◆ **INSTRUCTIONS TO FOLLOW**
Leave the pictures out and copy exactly the lines from the line containing "Give me the matplotlib source for this chart." to the line containing "fontsize=15.5, zorder=5)", both lines included.

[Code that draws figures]
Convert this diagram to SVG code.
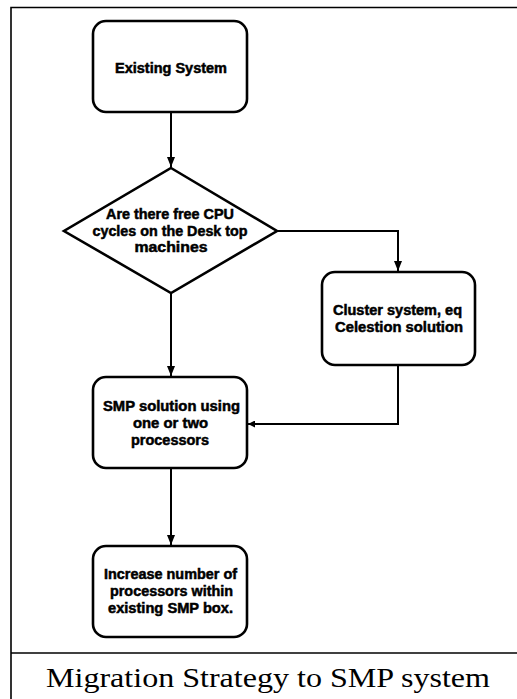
<svg xmlns="http://www.w3.org/2000/svg" width="517" height="699" viewBox="0 0 517 699">
<style>
.box{fill:#fff;stroke:#000;stroke-width:2.6}
.lbl{font-family:"Liberation Sans",Arial,sans-serif;font-weight:bold;font-size:14px;fill:#000;stroke:#000;stroke-width:0.5;text-anchor:middle}
.con{fill:none;stroke:#000;stroke-width:2}
.frame{fill:none;stroke:#000;stroke-width:1.6}
.cap{font-family:"Liberation Serif","Times New Roman",serif;font-size:27px;fill:#000;text-anchor:middle}
</style>
<defs>
<marker id="ah" viewBox="0 0 10 10" refX="10" refY="5" markerWidth="10" markerHeight="12" markerUnits="userSpaceOnUse" orient="auto">
<path d="M0,1 L10,5 L0,9 z" fill="#000"/>
</marker>
<marker id="ahs" viewBox="0 0 10 10" refX="10" refY="5" markerWidth="7" markerHeight="7" markerUnits="userSpaceOnUse" orient="auto">
<path d="M0,0 L10,5 L0,10 z" fill="#000"/>
</marker>
</defs>
<g id="frame">
<path class="frame" d="M11,699 V7.5 H517"/>
<path class="frame" d="M11,653 H517"/>
</g>
<g id="connectors">
<path class="con" d="M171,112 V167" marker-end="url(#ah)"/>
<path class="con" d="M277,231 H398 V271" marker-end="url(#ah)"/>
<path class="con" d="M171,293 V376" marker-end="url(#ah)"/>
<path class="con" d="M398,365 V424 H248" marker-end="url(#ahs)"/>
<path class="con" d="M171,468 V545" marker-end="url(#ah)"/>
</g>
<g id="existing">
<rect class="box" x="93" y="21" width="154" height="91" rx="13"/>
<text class="lbl" x="171" y="73" textLength="112" lengthAdjust="spacingAndGlyphs">Existing System</text>
</g>
<g id="decision">
<polygon class="box" points="171,168 277,231 171,293 64,231"/>
<text class="lbl" x="170" y="219" textLength="128" lengthAdjust="spacingAndGlyphs">Are there free CPU</text>
<text class="lbl" x="170" y="235.5" textLength="155" lengthAdjust="spacingAndGlyphs">cycles on the Desk top</text>
<text class="lbl" x="171" y="252" textLength="73" lengthAdjust="spacingAndGlyphs">machines</text>
</g>
<g id="cluster">
<rect class="box" x="322" y="272" width="153" height="93" rx="13"/>
<text class="lbl" x="397.5" y="315" textLength="129" lengthAdjust="spacingAndGlyphs">Cluster system, eq</text>
<text class="lbl" x="399" y="332" textLength="128" lengthAdjust="spacingAndGlyphs">Celestion solution</text>
</g>
<g id="smp">
<rect class="box" x="93" y="377" width="154" height="91" rx="13"/>
<text class="lbl" x="171.5" y="411" textLength="137" lengthAdjust="spacingAndGlyphs">SMP solution using</text>
<text class="lbl" x="170.5" y="428" textLength="75" lengthAdjust="spacingAndGlyphs">one or two</text>
<text class="lbl" x="170" y="445" textLength="78" lengthAdjust="spacingAndGlyphs">processors</text>
</g>
<g id="increase">
<rect class="box" x="93" y="546" width="154" height="91" rx="13"/>
<text class="lbl" x="170.5" y="579" textLength="133" lengthAdjust="spacingAndGlyphs">Increase number of</text>
<text class="lbl" x="171.5" y="596" textLength="123" lengthAdjust="spacingAndGlyphs">processors within</text>
<text class="lbl" x="170.5" y="612.5" textLength="125" lengthAdjust="spacingAndGlyphs">existing SMP box.</text>
</g>
<g id="caption">
<text class="cap" x="268" y="687" textLength="444" lengthAdjust="spacingAndGlyphs">Migration Strategy to SMP system</text>
</g>
</svg>
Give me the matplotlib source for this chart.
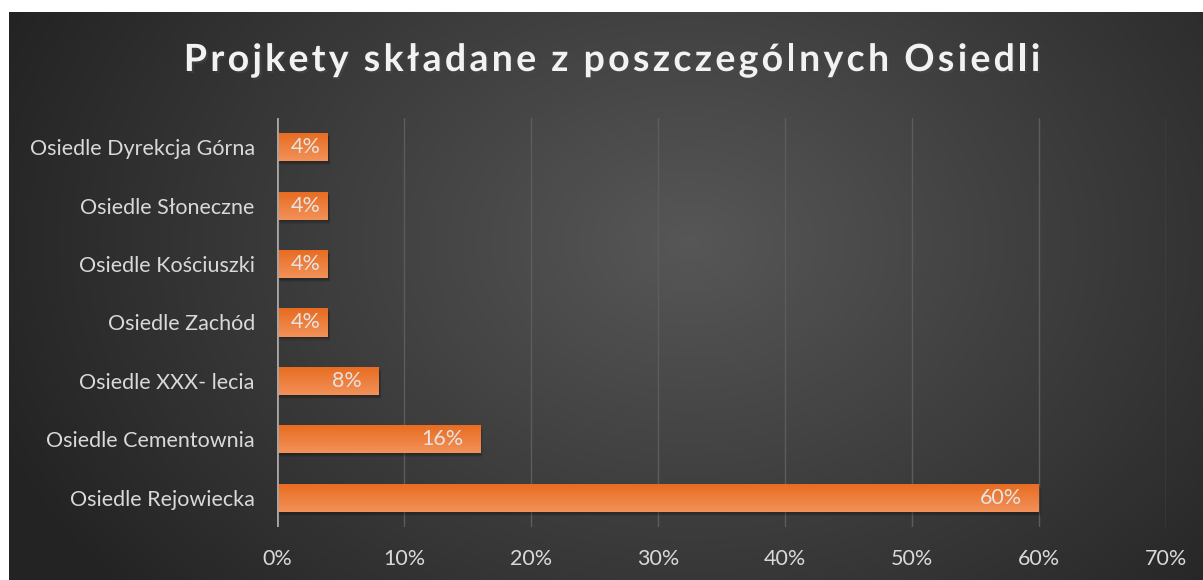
import numpy as np
import matplotlib.pyplot as plt
from matplotlib import patheffects as pe

categories = ["Osiedle Dyrekcja Górna", "Osiedle Słoneczne", "Osiedle Kościuszki",
              "Osiedle Zachód", "Osiedle XXX- lecia", "Osiedle Cementownia",
              "Osiedle Rejowiecka"]
shares = [4, 4, 4, 4, 8, 16, 60]
ticks = [0, 10, 20, 30, 40, 50, 60, 70]
title = "Projkety składane z poszczególnych Osiedli"

plt.rcParams['font.family'] = ['Lato', 'DejaVu Sans']

W, H = 1203, 580
fig = plt.figure(figsize=(W / 100, H / 100), dpi=100)
fig.patch.set_facecolor("white")

# dark radial background
bg = fig.add_axes([9 / W, 0, 1 - 9 / W, 1 - 12 / H], zorder=-10)
yy, xx = np.mgrid[0:568, 0:1194]
d = np.sqrt(((xx - 680) / 700.0) ** 2 + ((yy - 230) / 520.0) ** 2)
v = np.clip(0.34 - 0.19 * d, 0.14, 0.34)
bg.imshow(np.dstack([v, v, v]), aspect="auto", extent=[0, 1, 0, 1])
bg.axis("off")

ax = fig.add_axes([277 / W, 1 - 527 / H, (1166 - 277) / W, (527 - 118) / H])
ax.patch.set_alpha(0)
y = np.arange(len(categories))[::-1]
bars = ax.barh(y, shares, height=0.48, color="#ED7D31", zorder=3)

grad = np.linspace(0, 1, 50).reshape(-1, 1)
top = np.array([0.95, 0.57, 0.35])
bot = np.array([0.91, 0.42, 0.12])
img = top + (bot - top) * grad[..., None] * np.ones((1, 2, 1))
for b in bars:
    x0, y0 = b.get_x(), b.get_y()
    w, h = b.get_width(), b.get_height()
    # soft shadow
    for k, a in enumerate([0.12, 0.1, 0.08]):
        ax.add_patch(plt.Rectangle((x0 + 0.1 + 0.05 * k, y0 - 0.03 - 0.02 * k), w, h,
                                   color="black", alpha=a, zorder=2, lw=0))
    im = ax.imshow(img, extent=[x0, x0 + w, y0 + h, y0], aspect="auto", zorder=4)
    im.set_clip_path(b)

for yi, s in zip(y, shares):
    gap = 1.3 if s > 6 else 0.55
    ax.text(s - gap, yi, f"{s}%", ha="right", va="center", color="#e4e4e4",
            fontsize=15.5, zorder=5)

ax.set_xlim(0, 70)
ax.set_ylim(-0.5, len(categories) - 0.5)
ax.set_xticks(ticks)
ax.set_xticklabels([f"{t}%" for t in ticks])
ax.set_yticks(y)
ax.set_yticklabels(categories)
ax.tick_params(colors="#d9d9d9", labelsize=15.5, length=0)
ax.tick_params(axis="x", pad=16)
ax.tick_params(axis="y", pad=16)
ax.grid(axis="x", color="#5c5c5c", lw=1, zorder=0)
for sp in ax.spines.values():
    sp.set_visible(False)
ax.axvline(0, color="#a6a6a6", lw=2, zorder=6)

# title with letter spacing, placed char by char
renderer = fig.canvas.get_renderer()
tkw = dict(color="#f2f2f2", fontsize=27, fontweight="bold", va="center", ha="left",
           path_effects=[pe.withSimplePatchShadow(offset=(1.5, -1.5), alpha=0.5)])
spacing = 3.3
widths = []
for ch in title:
    t = fig.text(0, 0, ch if ch != " " else "a", **tkw)
    wpx = t.get_window_extent(renderer).width
    if ch == " ":
        wpx *= 0.45
    widths.append(wpx)
    t.remove()
total = sum(widths) + spacing * (len(title) - 1)
xpos = 612 - total / 2
for ch, wpx in zip(title, widths):
    if ch != " ":
        fig.text(xpos / W, 1 - 60 / H, ch, **tkw)
    xpos += wpx + spacing

fig.savefig("out.png", dpi=100)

◆ **FINAL RESULT**
Give me the matplotlib source for this chart.
import numpy as np
import matplotlib.pyplot as plt
from matplotlib import patheffects as pe

categories = ["Osiedle Dyrekcja Górna", "Osiedle Słoneczne", "Osiedle Kościuszki",
              "Osiedle Zachód", "Osiedle XXX- lecia", "Osiedle Cementownia",
              "Osiedle Rejowiecka"]
shares = [4, 4, 4, 4, 8, 16, 60]
ticks = [0, 10, 20, 30, 40, 50, 60, 70]
title = "Projkety składane z poszczególnych Osiedli"

plt.rcParams['font.family'] = ['Lato', 'DejaVu Sans']

W, H = 1203, 580
fig = plt.figure(figsize=(W / 100, H / 100), dpi=100)
fig.patch.set_facecolor("white")

# dark radial background
bg = fig.add_axes([9 / W, 0, 1 - 9 / W, 1 - 12 / H], zorder=-10)
yy, xx = np.mgrid[0:568, 0:1194]
d = np.sqrt(((xx - 680) / 700.0) ** 2 + ((yy - 230) / 520.0) ** 2)
v = np.clip(0.34 - 0.19 * d, 0.14, 0.34)
bg.imshow(np.dstack([v, v, v]), aspect="auto", extent=[0, 1, 0, 1])
bg.axis("off")

ax = fig.add_axes([277 / W, 1 - 527 / H, (1166 - 277) / W, (527 - 118) / H])
ax.patch.set_alpha(0)
y = np.arange(len(categories))[::-1]
bars = ax.barh(y, shares, height=0.48, color="#ED7D31", zorder=3)

grad = np.linspace(0, 1, 50).reshape(-1, 1)
top = np.array([0.95, 0.57, 0.35])
bot = np.array([0.91, 0.42, 0.12])
img = top + (bot - top) * grad[..., None] * np.ones((1, 2, 1))
for b in bars:
    x0, y0 = b.get_x(), b.get_y()
    w, h = b.get_width(), b.get_height()
    # soft shadow
    for k, a in enumerate([0.12, 0.1, 0.08]):
        ax.add_patch(plt.Rectangle((x0 + 0.1 + 0.05 * k, y0 - 0.03 - 0.02 * k), w, h,
                                   color="black", alpha=a, zorder=2, lw=0))
    im = ax.imshow(img, extent=[x0, x0 + w, y0 + h, y0], aspect="auto", zorder=4)
    im.set_clip_path(b)

for yi, s in zip(y, shares):
    gap = 1.3 if s > 6 else 0.55
    ax.text(s - gap, yi, f"{s}%", ha="right", va="center", color="#e4e4e4",
            fontsize=15.5, zorder=5)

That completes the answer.